I am in the Bahamas to mark the 50th anniversary of independence from the UK, exploring two of the 16 inhabited islands — Green Turtle Cay and Abaco — that make up this 100,000-square-mile Atlantic archipelago.
First, Green Turtle Cay, where Brendal's boat is moored near a coral reef off a tiny cay, or islet — and it's a long way from the nearest hospital.
Furthermore, we have seen a lot of sharks in the last hour. But, for now, there is no sign of them, and I am soon swimming, enchanted by impossibly colourful shoals of fish.
After 40 minutes, I am heading back to the boat when I catch sight of a dark presence, 30 yards away. It is watching me. Then, with a twitch of its muscular body, it hurtles closer.
Fortunately, Brendal processes it faster than me and swims between us, waving hands and legs like a demented harlequin. The predator turns on a sixpence and skedaddles. Back on deck, I shakily pour myself a fruit and rum cocktail. 'He just wanted to say hello,' says Brendal, 75, who has been diving for 60 years. It was a 6ft black tip shark, he says. 'Man, you could trust them to babysit. Ain't never gonna hurt you.'
Back at base a roll-of-honour board lists previous clients of Brendal's Dive Center: Marlon Brando, Robert Redford, Paul Newman, Jacques Cousteau, Alfred Hitchcock, Chris Boardman and a Wonderbra model.
I am staying at the Bluff House, one of two hotels on Green Turtle Cay, in a spacious room with a balcony overlooking the sea. Green Turtle is an Out Isle, which you sail to from the mother island of Great Abaco. This is off-grid Bahamas, though Abaco does have a tiny airport.
Green Turtle is three miles long and half a mile wide, and far removed from the five-star glitz often associated with the Bahamas. Most of the island's 450 inhabitants live in the 'capital' — the fishing village of New Plymouth.
On September 1, 2019 Hurricane Dorian hit the Out Islands, and the damage is still being repaired. With winds of 225mph, it was on a par with the worst ever Atlantic storm to make landfall, the Labor Day hurricane of 1935.
The brightly painted older homes in New Plymouth are unique in the Bahamas, with their tidy, steep-pitched roofs. This is because it was first settled by British 'loyalists' from New England in the 1780s, during the American Revolution.
A Union Jack flutters in New Plymouth's Loyalist Memorial Sculpture Garden; a Bahamian National Monument featuring 24 busts of prominent islanders arranged around a central pair of life-sized bronze figures of both black and white loyalist women, sculpted by James Mastin.
The name Green Turtle Cay originates from the turtle population which was hunted to virtual extinction for the production of turtle soup. Now the turtles are protected and thriving in the coves, inlets and mangrove marshes.
My ferry back to Abaco stops at Elbow Cay, where I visit the last functioning kerosene-powered lighthouse in the world.
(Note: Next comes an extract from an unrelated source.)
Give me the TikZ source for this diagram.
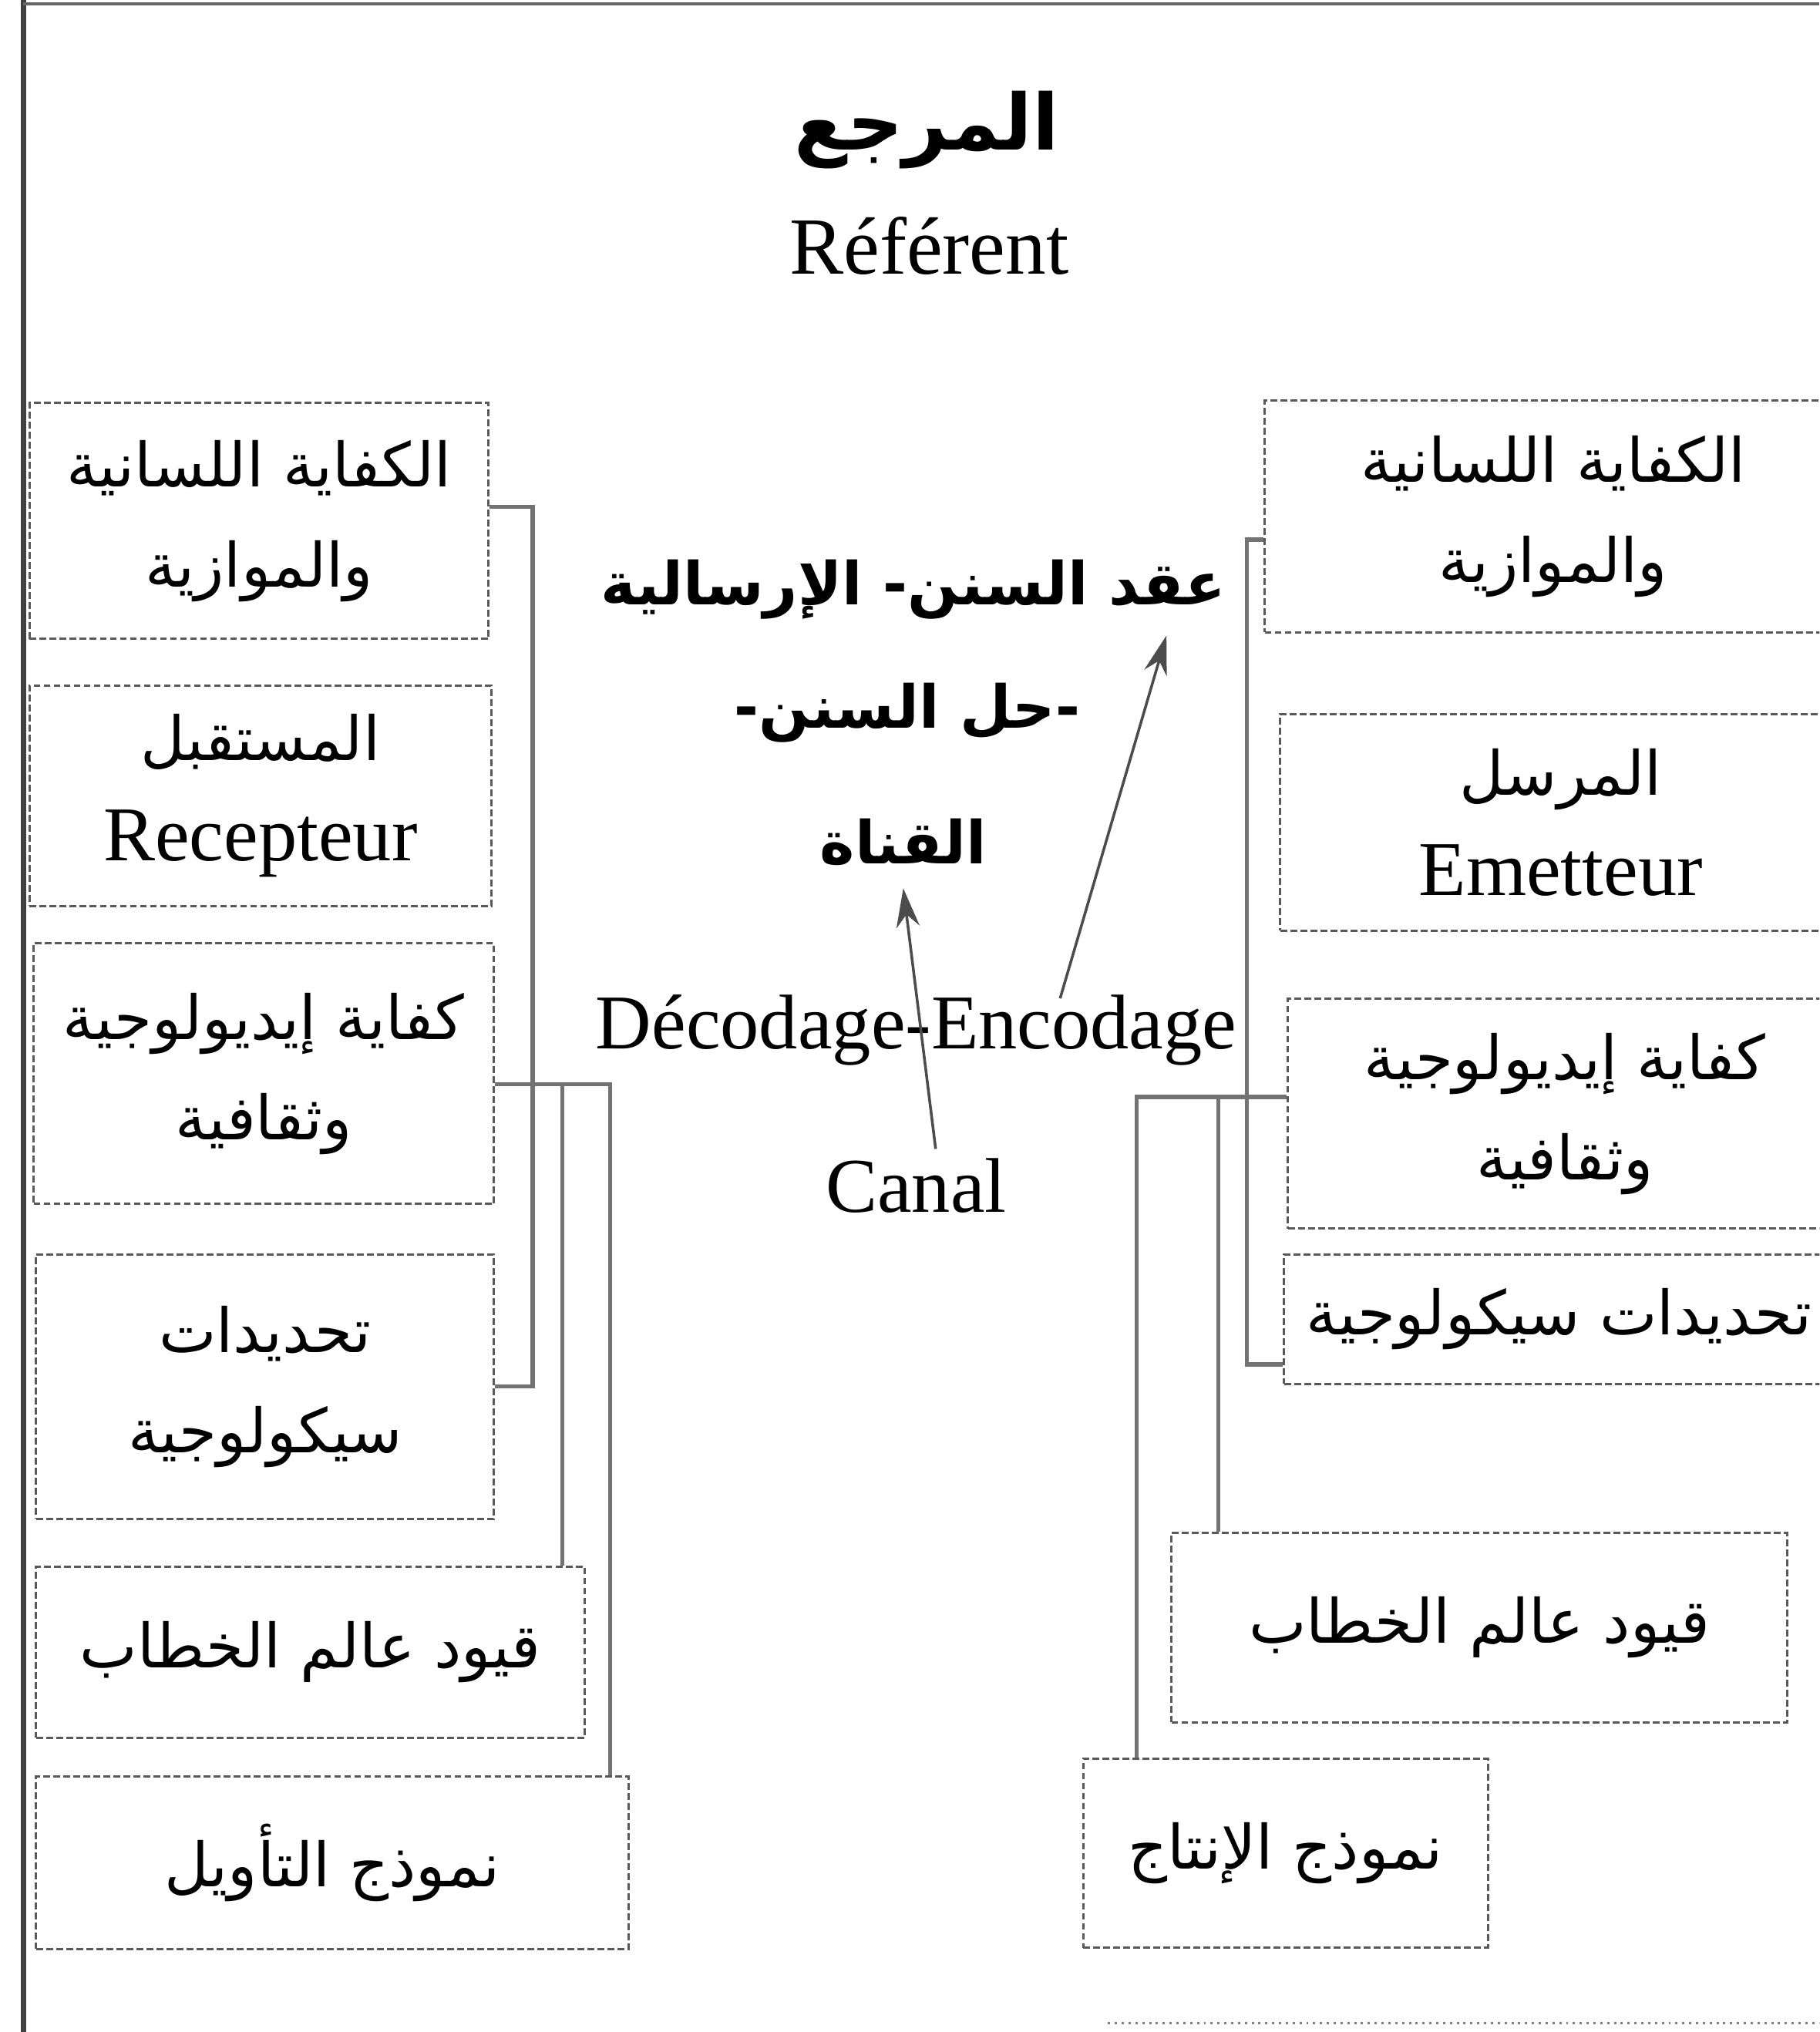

There used to be 18,000 of them, many British built, like Elbow Reef. Its arrival in 1863 marked the end of a thriving local industry: shipwrecking.
I take another short-hop ferry across South Abaco Sound and stop at Marsh Harbour, the main town on Abaco, the second biggest island in the Bahamas. Here I check into the Abaco Beach Resort, set in 40 acres, boasting its own marina. I go to Trissies, a local hangout, for breakfast, where I try pickled lamb's tongue and soused pig's foot — surprisingly tasty.
I head off for 'Da Bush N Da Beach' nature tour with wildlife expert Marcus Davis in the 33,000-acre Blue Holes National Park. We are soon at Dan's Cave, one of three renowned cave-diving venues on Great Abaco. There are miles of labyrinthine chambers to discover leading out to the Marls, the shallow bay where folk pay a fortune to hunt bonefish.
This is a world away from the bling of Nassau and the opulence of Exuma. Perfectly preserved, if a little storm-battered, Great Abaco and its Out Islands are offgrid, unspoilt and deeply romantic. But watch out for sharks — stick close to Brendal if you go snorkelling off the reef.